The relevant time complexities are as follows:
Worst Case | Average Case | Best Case |
---|---|---|
O(LogN) | O(LogN) | O(LogN) |
Used on Directed Acyclic Graphs. Good for dependency problems. Topological sort returns a sorted list by:
- Run DFS on all vertices (using some way to track which vertices are visited)
- Return reverse order of visited points.
Multiple possible topological sort results can be valid.
The union find problem begs the question of how nodes are connected within a graph like strucutre. There are three primary operations that are of interest when it comes to algorithms that solve this problem:
- Are two nodes connected?
- What connected component is a node in?
- How do we connect two nodes?
Given an array (id) of N objects we chose to state that the value at id[x] is the id of the component that node x is in.
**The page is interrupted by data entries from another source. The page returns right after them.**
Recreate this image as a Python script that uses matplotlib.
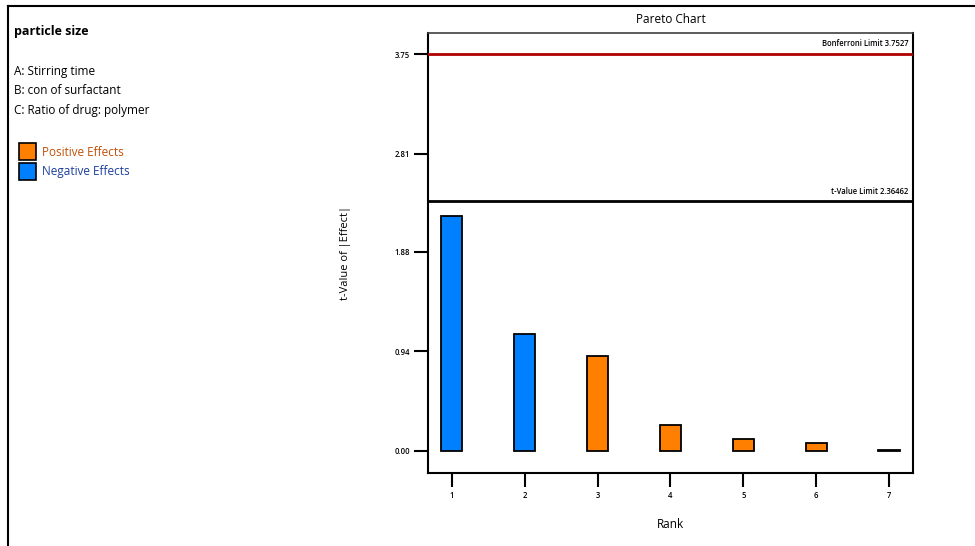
import matplotlib
matplotlib.use('Agg')
import matplotlib.pyplot as plt
from matplotlib.lines import Line2D
from matplotlib.patches import Rectangle

plt.rcParams['font.family'] = ['Open Sans', 'DejaVu Sans']

#==============================================================================
# Data
#==============================================================================

ranks = [1, 2, 3, 4, 5, 6, 7]
t_values = [2.219, 1.100, 0.891, 0.244, 0.114, 0.070, 0.006]
effects = ['neg', 'neg', 'pos', 'pos', 'pos', 'pos', 'pos']
yticks = [0.00, 0.94, 1.88, 2.81, 3.75]
bonferroni = 3.7527
t_limit = 2.36462
factors = ['A: Stirring time', 'B: con of surfactant',
           'C: Ratio of drug: polymer']
response = 'particle size'

pos_color = '#ff8000'
neg_color = '#0080ff'

#==============================================================================
# Figure
#==============================================================================

fig = plt.figure(figsize=(9.75, 5.46), dpi=100)
W, H = 975., 546.

def fx(px):
    return px / W

def fy(py):
    return 1 - py / H

# outer frame (top and left only visible)
fig.add_artist(Line2D([fx(8), fx(8)], [fy(6), 0], color='black', lw=1.5))
fig.add_artist(Line2D([fx(8), 1], [fy(6), fy(6)], color='black', lw=1.5))

# left side annotations
fig.text(fx(14), fy(31), response, fontsize=9, fontweight='bold', va='center')
for i, f in enumerate(factors):
    fig.text(fx(14), fy(71 + 20 * i), f, fontsize=8.5, va='center')

fig.add_artist(Rectangle((fx(19), fy(160)), fx(17), 17 / H,
                         facecolor=pos_color, edgecolor='black', lw=1.2))
fig.add_artist(Rectangle((fx(19), fy(180)), fx(17), 17 / H,
                         facecolor=neg_color, edgecolor='black', lw=1.2))
fig.text(fx(42), fy(152), 'Positive Effects', fontsize=8.5, va='center',
         color='#c0500a')
fig.text(fx(42), fy(171), 'Negative Effects', fontsize=8.5, va='center',
         color='#1c3f9e')

# main axes
ax = fig.add_axes([fx(428), fy(473), fx(913 - 428), (473 - 33) / H])
colors = [pos_color if e == 'pos' else neg_color for e in effects]
ax.bar(ranks, t_values, width=0.29, color=colors, edgecolor='black',
       linewidth=1.3, zorder=2)

ax.axhline(bonferroni, color='#b00000', lw=2, zorder=3)
ax.axhline(t_limit, color='black', lw=2, zorder=3)
ax.text(0.99, bonferroni + 0.06, 'Bonferroni Limit 3.7527',
        transform=ax.get_yaxis_transform(), ha='right', va='bottom',
        fontsize=5.5, fontweight='semibold')
ax.text(0.99, t_limit + 0.04, 't-Value Limit 2.36462',
        transform=ax.get_yaxis_transform(), ha='right', va='bottom',
        fontsize=5.5, fontweight='semibold')

ax.set_xlim(0.672, 7.33)
ax.set_ylim(-0.212, 3.95)
ax.set_xticks(ranks)
ax.set_yticks(yticks)
ax.set_yticklabels(['{:.2f}'.format(v) for v in yticks])
ax.tick_params(axis='both', direction='out', length=10, width=1.5,
               labelsize=5.5, pad=3)
for lbl in ax.get_xticklabels() + ax.get_yticklabels():
    lbl.set_fontweight('semibold')
for side in ['left', 'bottom', 'right']:
    ax.spines[side].set_linewidth(1.5)
ax.spines['top'].set_linewidth(1.2)
ax.spines['top'].set_color('#404040')

ax.set_title('Pareto Chart', fontsize=8.5, pad=7.5)
ax.set_xlabel('Rank', fontsize=8.5)
ax.set_ylabel('t-Value of |Effect|', fontsize=8)
ax.xaxis.set_label_coords(0.5, -0.103)
ax.yaxis.set_label_coords(-0.159, 0.5)

fig.savefig('out.png', dpi=100)
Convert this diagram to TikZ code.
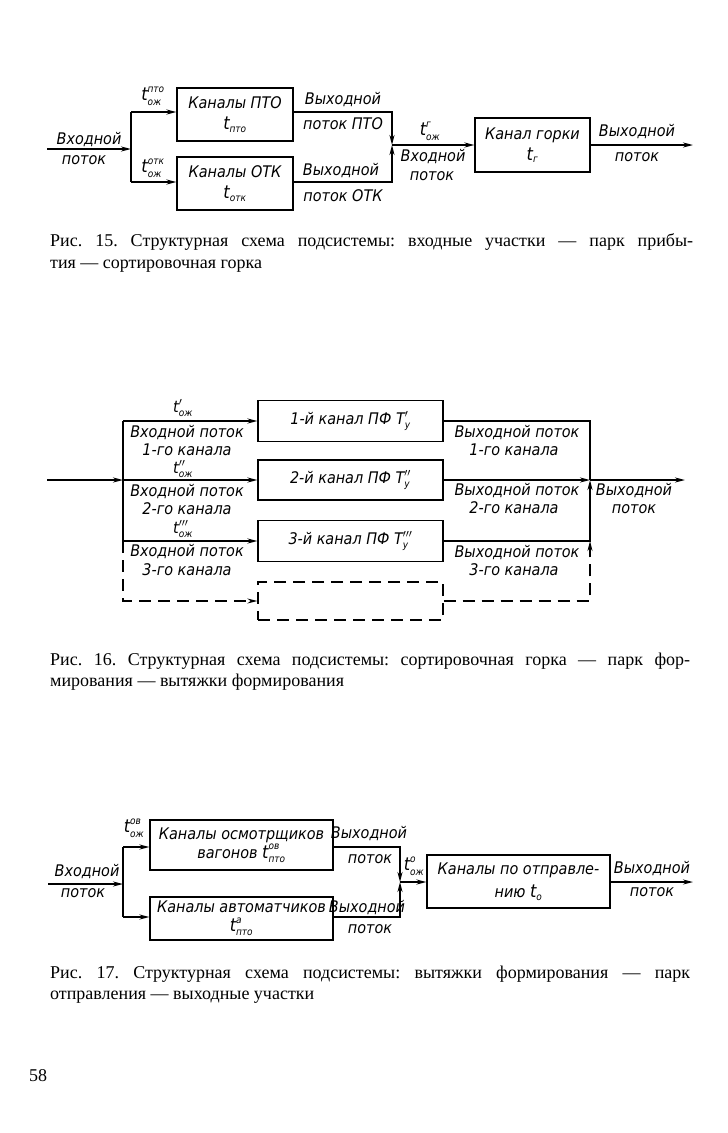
\documentclass[tikz,border=0pt]{standalone}
\usepackage{fontspec}
\setmainfont{Liberation Serif}
\newfontfamily\gost[FakeStretch=0.9]{DejaVu Sans}
\usetikzlibrary{arrows.meta}
\newcommand\subsz{\fontsize{10}{10}\selectfont}
\newcommand\tbig{\fontsize{18}{18}\selectfont}
\newcommand\tmid{\fontsize{16}{16}\selectfont}
\newcommand\tvar[3]{${\mbox{\tbig #1}}^{\mbox{\subsz #3}}_{\mbox{\subsz #2}}$}
\newcommand\tsub[2]{${\mbox{\tbig #1}}_{\mbox{\subsz #2}}$}
\newcommand\tpr[3]{${\mbox{\tmid #1}}^{#3}_{\mbox{\subsz #2}}$}
\begin{document}
\frenchspacing
\begin{tikzpicture}[x=1pt,y=-1pt,
  lbl/.style={font=\gost\itshape\fontsize{16}{18}\selectfont, inner sep=0pt},
  blk/.style={draw, line width=1.1pt, font=\gost\itshape\fontsize{16}{21}\selectfont, align=center, inner sep=0pt},
  capt/.style={font=\fontsize{18}{22}\selectfont, inner sep=0pt, anchor=base west},
  conn/.style={line width=1.6pt},
  arr/.style={conn, -{Stealth[length=10pt,width=5pt]}},
  dsh/.style={line width=1.3pt, dash pattern=on 12pt off 7pt},
  darr/.style={dsh, -{Stealth[length=10pt,width=5pt]}},
]
\useasboundingbox (0,0) rectangle (728,1133);
\fill[white] (0,0) rectangle (728,1133);

% ---------------- Fig. 15 ----------------
\node[blk, minimum width=116pt, minimum height=53pt] (k15a) at (235,114.5) {Каналы ПТО\\ \tsub{t}{пто}};
\node[blk, minimum width=116pt, minimum height=53pt] (k15b) at (235,183.5) {Каналы ОТК\\ \tsub{t}{отк}};
\node[blk, minimum width=115pt, minimum height=54pt] (k15c) at (532.5,145) {Канал горки\\ \tsub{t}{г}};
\coordinate (s15) at (47,149);
\coordinate (j15) at (131,149);
\coordinate (j15a) at (131,112);
\coordinate (j15b) at (131,182);
\coordinate (m15a) at (392,112);
\coordinate (m15) at (392,145);
\coordinate (m15b) at (392,182);
\coordinate (e15) at (693,145);
\draw[arr] (s15) -- (j15);
\draw[conn] (j15a) -- (j15b);
\draw[arr] (j15a) -- (j15a -| k15a.west);
\draw[arr] (j15b) -- (j15b -| k15b.west);
\draw[arr] (k15a.east |- m15a) -- (m15a) -- (m15);
\draw[arr] (k15b.east |- m15b) -- (m15b) -- (m15);
\draw[arr] (m15) -- (k15c.west);
\draw[arr] (k15c.east) -- (e15);
\node[lbl] (a1) at (89,140) {Входной};
\node[lbl] (a2) at (84,160) {поток};
\node[lbl] (a3) at (153,96) {\tvar{t}{ож}{пто}};
\node[lbl] (a4) at (153,168) {\tvar{t}{ож}{отк}};
\node[lbl] (a5) at (343,100) {Выходной};
\node[lbl] (a6) at (343,124) {поток ПТО};
\node[lbl] (a7) at (341,171) {Выходной};
\node[lbl] (a8) at (343,196) {поток ОТК};
\node[lbl] (a9) at (430,131) {\tvar{t}{ож}{г}};
\node[lbl] (a10) at (433,157) {Входной};
\node[lbl] (a11) at (432,176) {поток};
\node[lbl] (a12) at (637,132) {Выходной};
\node[lbl] (a13) at (637,157) {поток};
\node[capt] (c15a) at (50,246) {\makebox[643pt][s]{Рис. 15. Структурная схема подсистемы: входные участки — парк прибы-}};
\node[capt] (c15b) at (50,268) {тия — сортировочная горка};

% ---------------- Fig. 16 ----------------
\node[blk, minimum width=185pt, minimum height=41pt] (p1) at (350.5,421) {1-й канал ПФ \tpr{T}{у}{\prime}};
\node[blk, minimum width=185pt, minimum height=40pt] (p2) at (350.5,480) {2-й канал ПФ \tpr{T}{у}{\prime\prime}};
\node[blk, minimum width=185pt, minimum height=41pt] (p3) at (350.5,541) {3-й канал ПФ \tpr{T}{у}{\prime\prime\prime}};
\node[blk, dsh, minimum width=185pt, minimum height=38pt] (p4) at (350.5,601) {};
\coordinate (s16) at (47,480);
\coordinate (j16) at (123,480);
\coordinate (j16a) at (123,421);
\coordinate (j16c) at (123,541);
\coordinate (j16d) at (123,601);
\coordinate (k1) at (590,421);
\coordinate (k2) at (590,480);
\coordinate (k3) at (590,541);
\coordinate (k4) at (590,601);
\coordinate (e16) at (685,480);
\draw[arr] (s16) -- (j16);
\draw[conn] (j16a) -- (j16c);
\draw[arr] (j16a) -- (j16a -| p1.west);
\draw[arr] (j16) -- (j16 -| p2.west);
\draw[arr] (j16c) -- (j16c -| p3.west);
\draw[darr] (j16c) -- (j16d) -- (j16d -| p4.west);
\draw[conn] (p1.east |- k1) -- (k1) -- (k2);
\draw[arr] (p2.east |- k2) -- (k2);
\draw[arr] (k2) -- (e16);
\draw[arr] (p3.east |- k3) -- (k3) -- (k2);
\draw[darr] (p4.east |- k4) -- (k4) -- (k3);
\node[lbl] (b1) at (183,408) {\tpr{t}{ож}{\prime}};
\node[lbl] (b2) at (187,433) {Входной поток};
\node[lbl] (b3) at (187,450) {1-го канала};
\node[lbl] (b4) at (183,469) {\tpr{t}{ож}{\prime\prime}};
\node[lbl] (b5) at (187,492) {Входной поток};
\node[lbl] (b6) at (187,509) {2-го канала};
\node[lbl] (b7) at (183,529) {\tpr{t}{ож}{\prime\prime\prime}};
\node[lbl] (b8) at (187,552) {Входной поток};
\node[lbl] (b9) at (187,570) {3-го канала};
\node[lbl] (b10) at (517,433) {Выходной поток};
\node[lbl] (b11) at (514,450) {1-го канала};
\node[lbl] (b12) at (517,491) {Выходной поток};
\node[lbl] (b13) at (514,508) {2-го канала};
\node[lbl] (b14) at (517,553) {Выходной поток};
\node[lbl] (b15) at (514,570) {3-го канала};
\node[lbl] (b16) at (634,491) {Выходной};
\node[lbl] (b17) at (634,509) {поток};
\node[capt] (c16a) at (50,665) {\makebox[640pt][s]{Рис. 16. Структурная схема подсистемы: сортировочная горка — парк фор-}};
\node[capt] (c16b) at (50,686) {мирования — вытяжки формирования};

% ---------------- Fig. 17 ----------------
\node[blk, font=\gost\itshape\fontsize{16}{19}\selectfont, minimum width=183pt, minimum height=50pt] (q1) at (241.5,845) {Каналы осмотрщиков\\вагонов \tvar{t}{пто}{ов}};
\node[blk, font=\gost\itshape\fontsize{16}{19}\selectfont, minimum width=183pt, minimum height=43pt] (q2) at (241.5,918.5) {Каналы автоматчиков\\\tvar{t}{пто}{а}};
\node[blk, font=\gost\itshape\fontsize{16}{23}\selectfont, minimum width=183pt, minimum height=53pt] (q3) at (518.5,881.5) {Каналы по отправле-\\нию \tsub{t}{о}};
\coordinate (s17) at (48,884);
\coordinate (j17) at (123,884);
\coordinate (j17a) at (123,847);
\coordinate (j17b) at (123,917);
\coordinate (m17a) at (400,847);
\coordinate (m17) at (400,882);
\coordinate (m17b) at (400,917);
\coordinate (e17) at (693,882);
\draw[arr] (s17) -- (j17);
\draw[conn] (j17a) -- (j17b);
\draw[arr] (j17a) -- (j17a -| q1.west);
\draw[arr] (j17b) -- (j17b -| q2.west);
\draw[arr] (q1.east |- m17a) -- (m17a) -- (m17);
\draw[arr] (q2.east |- m17b) -- (m17b) -- (m17);
\draw[arr] (m17) -- (m17 -| q3.west);
\draw[arr] (q3.east |- e17) -- (e17);
\node[lbl] (d1) at (87,872) {Входной};
\node[lbl] (d2) at (83,893) {поток};
\node[lbl] (d3) at (134,828) {\tvar{t}{ож}{ов}};
\node[lbl] (d4) at (369,834) {Выходной};
\node[lbl] (d5) at (370,859) {поток};
\node[lbl] (d6) at (367,908) {Выходной};
\node[lbl] (d7) at (370,929) {поток};
\node[lbl] (d8) at (414,866) {\tvar{t}{ож}{о}};
\node[lbl] (d9) at (652,869) {Выходной};
\node[lbl] (d10) at (652,892) {поток};
\node[capt] (c17a) at (50,978) {\makebox[640pt][s]{Рис. 17. Структурная схема подсистемы: вытяжки формирования — парк}};
\node[capt] (c17b) at (50,999) {отправления — выходные участки};

\node[capt] (pg) at (29,1081) {58};
\end{tikzpicture}
\end{document}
The time complexity for the three main actions are as follows:
Action | Time Complexity |
---|---|
Connected? | O(1) |
Find? | O(1) |
Union? | O(N) |
Given an array (id) of N elements. We state that id[x] is the parent of node x (almost like building a little tree).
The time complexity for the three main actions are as follows:
Action | Time Complexity |
---|---|
Connected? | O(N) |
Find? | O(N) |
Union? | O(N) |
Some improvements to this could be:
- Weighting
- Put smaller trees as children of larger trees.
- This garuntees a height of LogN thus making O(lgN) time complexity on all actions.
- Path compression
- As one traverses the tree, move children up in the hierarchy to create shorter paths to traverse from the parent to the leaf node.